WHAT TO PRODUCE:
Skip the pictures. Reproduce all other material exactly.

RECORDED INFORMATION:
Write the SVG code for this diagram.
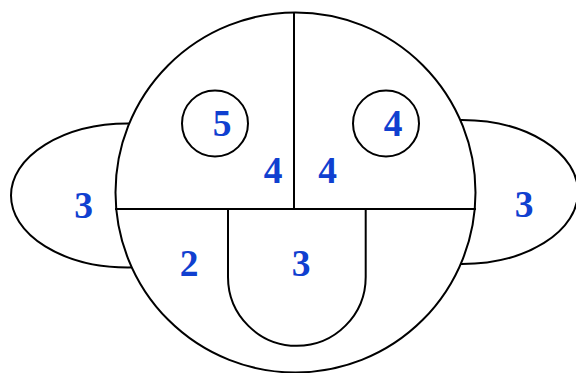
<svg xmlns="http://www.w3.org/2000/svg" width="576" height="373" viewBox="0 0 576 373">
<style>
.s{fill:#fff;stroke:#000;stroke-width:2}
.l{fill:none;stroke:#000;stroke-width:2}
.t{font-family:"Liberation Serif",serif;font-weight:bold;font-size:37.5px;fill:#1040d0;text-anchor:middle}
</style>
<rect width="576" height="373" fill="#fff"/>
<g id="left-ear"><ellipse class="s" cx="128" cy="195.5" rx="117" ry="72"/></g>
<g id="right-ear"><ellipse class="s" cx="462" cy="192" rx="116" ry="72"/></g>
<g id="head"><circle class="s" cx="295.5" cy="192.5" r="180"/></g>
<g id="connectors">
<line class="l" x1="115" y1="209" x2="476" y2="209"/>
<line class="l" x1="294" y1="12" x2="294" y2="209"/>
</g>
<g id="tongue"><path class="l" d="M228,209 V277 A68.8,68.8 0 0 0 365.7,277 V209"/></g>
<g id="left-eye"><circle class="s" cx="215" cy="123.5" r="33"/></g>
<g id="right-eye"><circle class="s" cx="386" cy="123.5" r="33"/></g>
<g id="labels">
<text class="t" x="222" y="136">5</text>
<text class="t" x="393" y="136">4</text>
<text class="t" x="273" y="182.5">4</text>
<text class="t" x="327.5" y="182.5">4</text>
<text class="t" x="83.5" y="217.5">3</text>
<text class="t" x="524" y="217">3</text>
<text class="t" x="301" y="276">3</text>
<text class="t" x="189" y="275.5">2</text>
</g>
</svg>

ANSWER:
Write the SVG code for this diagram.
<svg xmlns="http://www.w3.org/2000/svg" width="576" height="373" viewBox="0 0 576 373">
<style>
.s{fill:#fff;stroke:#000;stroke-width:2}
.l{fill:none;stroke:#000;stroke-width:2}
.t{font-family:"Liberation Serif",serif;font-weight:bold;font-size:37.5px;fill:#1040d0;text-anchor:middle}
</style>
<rect width="576" height="373" fill="#fff"/>
<g id="left-ear"><ellipse class="s" cx="128" cy="195.5" rx="117" ry="72"/></g>
<g id="right-ear"><ellipse class="s" cx="462" cy="192" rx="116" ry="72"/></g>
<g id="head"><circle class="s" cx="295.5" cy="192.5" r="180"/></g>
<g id="connectors">
<line class="l" x1="115" y1="209" x2="476" y2="209"/>
<line class="l" x1="294" y1="12" x2="294" y2="209"/>
</g>
<g id="tongue"><path class="l" d="M228,209 V277 A68.8,68.8 0 0 0 365.7,277 V209"/></g>
<g id="left-eye"><circle class="s" cx="215" cy="123.5" r="33"/></g>
<g id="right-eye"><circle class="s" cx="386" cy="123.5" r="33"/></g>
<g id="labels">
<text class="t" x="222" y="136">5</text>
<text class="t" x="393" y="136">4</text>
<text class="t" x="273" y="182.5">4</text>
<text class="t" x="327.5" y="182.5">4</text>
<text class="t" x="83.5" y="217.5">3</text>
<text class="t" x="524" y="217">3</text>
<text class="t" x="301" y="276">3</text>
<text class="t" x="189" y="275.5">2</text>
</g>
</svg>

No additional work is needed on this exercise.